**TO BE DONE**
Return the material word for word. Do not include the pictures.

**DATA LINES**
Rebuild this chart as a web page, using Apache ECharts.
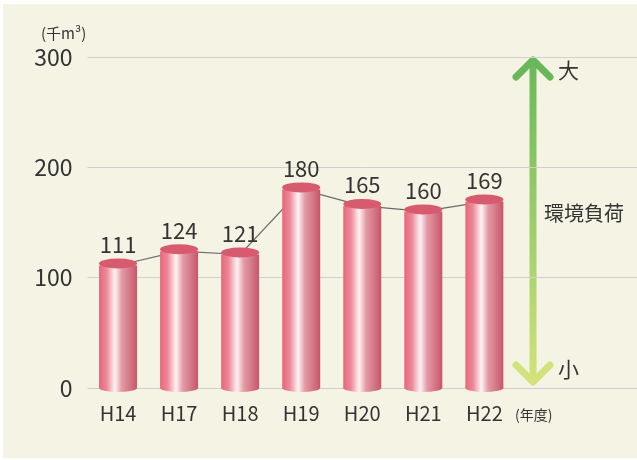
<!DOCTYPE html>
<html>
<head>
<meta charset="utf-8">
<script src="https://cdn.jsdelivr.net/npm/echarts@6/dist/echarts.min.js"></script>
<style>
  html, body { margin: 0; padding: 0; background: #fff; }
  #wrap { position: relative; width: 637px; height: 460px; }
  #bg { position: absolute; left: 3px; top: 4px; right: 0; bottom: 2px; background: #f5f3e4; }
  #main { position: absolute; left: 0; top: 0; width: 637px; height: 460px; }
</style>
</head>
<body>
<div id="wrap">
  <div id="bg"></div>
  <div id="main"></div>
</div>
<script>
(function(){
  // 年度と値
  var years = ['H14', 'H17', 'H18', 'H19', 'H20', 'H21', 'H22'];
  var values = [111, 124, 121, 180, 165, 160, 169];
  var yTicks = [0, 100, 200, 300];
  // 右側の矢印スペース用の空カテゴリ
  var padCats = ['', ''];

  var font = '"Noto Sans CJK JP", "Noto Sans", sans-serif';
  var barW = 38;

  var barGrad = new echarts.graphic.LinearGradient(0, 0, 1, 0, [
    { offset: 0, color: '#e8667a' },
    { offset: 0.2, color: '#ec8998' },
    { offset: 0.42, color: '#fff3f4' },
    { offset: 0.6, color: '#e39aa5' },
    { offset: 1, color: '#c7566a' }
  ]);

  var myChart = echarts.init(document.getElementById('main'));

  var option = {
    backgroundColor: 'transparent',
    animation: false,
    grid: { left: 87.5, right: 0, top: 57, bottom: 72, containLabel: false },
    xAxis: {
      type: 'category',
      data: years.concat(padCats),
      axisLine: { show: false },
      axisTick: { show: false },
      axisLabel: { color: '#333', fontSize: 20, fontFamily: font, margin: 15 }
    },
    yAxis: {
      type: 'value',
      min: yTicks[0],
      max: yTicks[yTicks.length - 1],
      interval: 100,
      axisLine: { show: false },
      axisTick: { show: false },
      axisLabel: { color: '#333', fontSize: 23, fontFamily: font, margin: 15 },
      splitLine: { lineStyle: { color: '#cfcfcf', width: 1 } }
    },
    series: [
      {
        // 棒の上端をつなぐ線
        type: 'line',
        data: values,
        symbol: 'none',
        z: 1,
        lineStyle: { color: '#6b6b6b', width: 1.2 }
      },
      {
        type: 'bar',
        data: values,
        barWidth: barW,
        z: 2,
        itemStyle: { color: barGrad },
        label: {
          show: true, position: 'top', distance: 10,
          color: '#333', fontSize: 22, fontFamily: font
        }
      },
      {
        // 底の丸み
        type: 'pictorialBar',
        data: values,
        symbol: 'circle',
        symbolPosition: 'start',
        symbolSize: [barW, 8],
        symbolOffset: [0, 4],
        z: 3,
        itemStyle: { color: barGrad }
      },
      {
        // 上面の楕円
        type: 'pictorialBar',
        data: values,
        symbol: 'circle',
        symbolPosition: 'end',
        symbolSize: [barW, 10],
        symbolOffset: [0, -7],
        z: 4,
        itemStyle: { color: '#d85a6e' }
      }
    ],
    graphic: [
      { type: 'text', left: 41, top: 26, style: { text: '(千m³)', fill: '#333', font: '15px ' + font } },
      { type: 'text', left: 515, top: 408, style: { text: '(年度)', fill: '#333', font: '14px ' + font } },
      {
        type: 'line', shape: { x1: 533, y1: 61, x2: 533, y2: 381 },
        style: {
          lineWidth: 7, lineCap: 'round',
          stroke: new echarts.graphic.LinearGradient(0, 0, 0, 1, [
            { offset: 0, color: '#68b85a' }, { offset: 1, color: '#d2e27c' }
          ])
        }
      },
      {
        type: 'polyline', shape: { points: [[516, 77], [533, 60], [550, 77]] },
        style: { stroke: '#68b85a', lineWidth: 7, lineCap: 'round', lineJoin: 'round', fill: null }
      },
      {
        type: 'polyline', shape: { points: [[516, 365], [533, 382], [550, 365]] },
        style: { stroke: '#d2e27c', lineWidth: 7, lineCap: 'round', lineJoin: 'round', fill: null }
      },
      { type: 'text', left: 558, top: 60, style: { text: '大', fill: '#333', font: '21px ' + font } },
      { type: 'text', left: 558, top: 359, style: { text: '小', fill: '#333', font: '21px ' + font } },
      { type: 'text', left: 544, top: 203, style: { text: '環境負荷', fill: '#333', font: '20px ' + font } }
    ]
  };

  myChart.setOption(option);

  window.addEventListener('resize', function() {
    myChart.resize();
  });
})();
</script>
</body>
</html>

**SOLUTION TO THIS PROBLEM**
Rebuild this chart as a web page, using Apache ECharts.
<!DOCTYPE html>
<html>
<head>
<meta charset="utf-8">
<script src="https://cdn.jsdelivr.net/npm/echarts@6/dist/echarts.min.js"></script>
<style>
  html, body { margin: 0; padding: 0; background: #fff; }
  #wrap { position: relative; width: 637px; height: 460px; }
  #bg { position: absolute; left: 3px; top: 4px; right: 0; bottom: 2px; background: #f5f3e4; }
  #main { position: absolute; left: 0; top: 0; width: 637px; height: 460px; }
</style>
</head>
<body>
<div id="wrap">
  <div id="bg"></div>
  <div id="main"></div>
</div>
<script>
(function(){
  // 年度と値
  var years = ['H14', 'H17', 'H18', 'H19', 'H20', 'H21', 'H22'];
  var values = [111, 124, 121, 180, 165, 160, 169];
  var yTicks = [0, 100, 200, 300];
  // 右側の矢印スペース用の空カテゴリ
  var padCats = ['', ''];

  var font = '"Noto Sans CJK JP", "Noto Sans", sans-serif';
  var barW = 38;

  var barGrad = new echarts.graphic.LinearGradient(0, 0, 1, 0, [
    { offset: 0, color: '#e8667a' },
    { offset: 0.2, color: '#ec8998' },
    { offset: 0.42, color: '#fff3f4' },
    { offset: 0.6, color: '#e39aa5' },
    { offset: 1, color: '#c7566a' }
  ]);

  var myChart = echarts.init(document.getElementById('main'));

  var option = {
    backgroundColor: 'transparent',
    animation: false,
    grid: { left: 87.5, right: 0, top: 57, bottom: 72, containLabel: false },
    xAxis: {
      type: 'category',
      data: years.concat(padCats),
      axisLine: { show: false },
      axisTick: { show: false },
      axisLabel: { color: '#333', fontSize: 20, fontFamily: font, margin: 15 }
    },
    yAxis: {
      type: 'value',
      min: yTicks[0],
      max: yTicks[yTicks.length - 1],
      interval: 100,
      axisLine: { show: false },
      axisTick: { show: false },
      axisLabel: { color: '#333', fontSize: 23, fontFamily: font, margin: 15 },
      splitLine: { lineStyle: { color: '#cfcfcf', width: 1 } }
    },
    series: [
      {
        // 棒の上端をつなぐ線
        type: 'line',
        data: values,
        symbol: 'none',
        z: 1,
        lineStyle: { color: '#6b6b6b', width: 1.2 }
      },
      {
        type: 'bar',
        data: values,
        barWidth: barW,
        z: 2,
        itemStyle: { color: barGrad },
        label: {
          show: true, position: 'top', distance: 10,
          color: '#333', fontSize: 22, fontFamily: font
        }
      },
      {
        // 底の丸み
        type: 'pictorialBar',
        data: values,
        symbol: 'circle',
        symbolPosition: 'start',
        symbolSize: [barW, 8],
        symbolOffset: [0, 4],
        z: 3,
        itemStyle: { color: barGrad }
      },
      {
        // 上面の楕円
        type: 'pictorialBar',
        data: values,
        symbol: 'circle',
        symbolPosition: 'end',
        symbolSize: [barW, 10],
        symbolOffset: [0, -7],
        z: 4,
        itemStyle: { color: '#d85a6e' }
      }
    ],
    graphic: [
      { type: 'text', left: 41, top: 26, style: { text: '(千m³)', fill: '#333', font: '15px ' + font } },
      { type: 'text', left: 515, top: 408, style: { text: '(年度)', fill: '#333', font: '14px ' + font } },
      {
        type: 'line', shape: { x1: 533, y1: 61, x2: 533, y2: 381 },
        style: {
          lineWidth: 7, lineCap: 'round',
          stroke: new echarts.graphic.LinearGradient(0, 0, 0, 1, [
            { offset: 0, color: '#68b85a' }, { offset: 1, color: '#d2e27c' }
          ])
        }
      },
      {
        type: 'polyline', shape: { points: [[516, 77], [533, 60], [550, 77]] },
        style: { stroke: '#68b85a', lineWidth: 7, lineCap: 'round', lineJoin: 'round', fill: null }
      },
      {
        type: 'polyline', shape: { points: [[516, 365], [533, 382], [550, 365]] },
        style: { stroke: '#d2e27c', lineWidth: 7, lineCap: 'round', lineJoin: 'round', fill: null }
      },
      { type: 'text', left: 558, top: 60, style: { text: '大', fill: '#333', font: '21px ' + font } },
      { type: 'text', left: 558, top: 359, style: { text: '小', fill: '#333', font: '21px ' + font } },
      { type: 'text', left: 544, top: 203, style: { text: '環境負荷', fill: '#333', font: '20px ' + font } }
    ]
  };

  myChart.setOption(option);

  window.addEventListener('resize', function() {
    myChart.resize();
  });
})();
</script>
</body>
</html>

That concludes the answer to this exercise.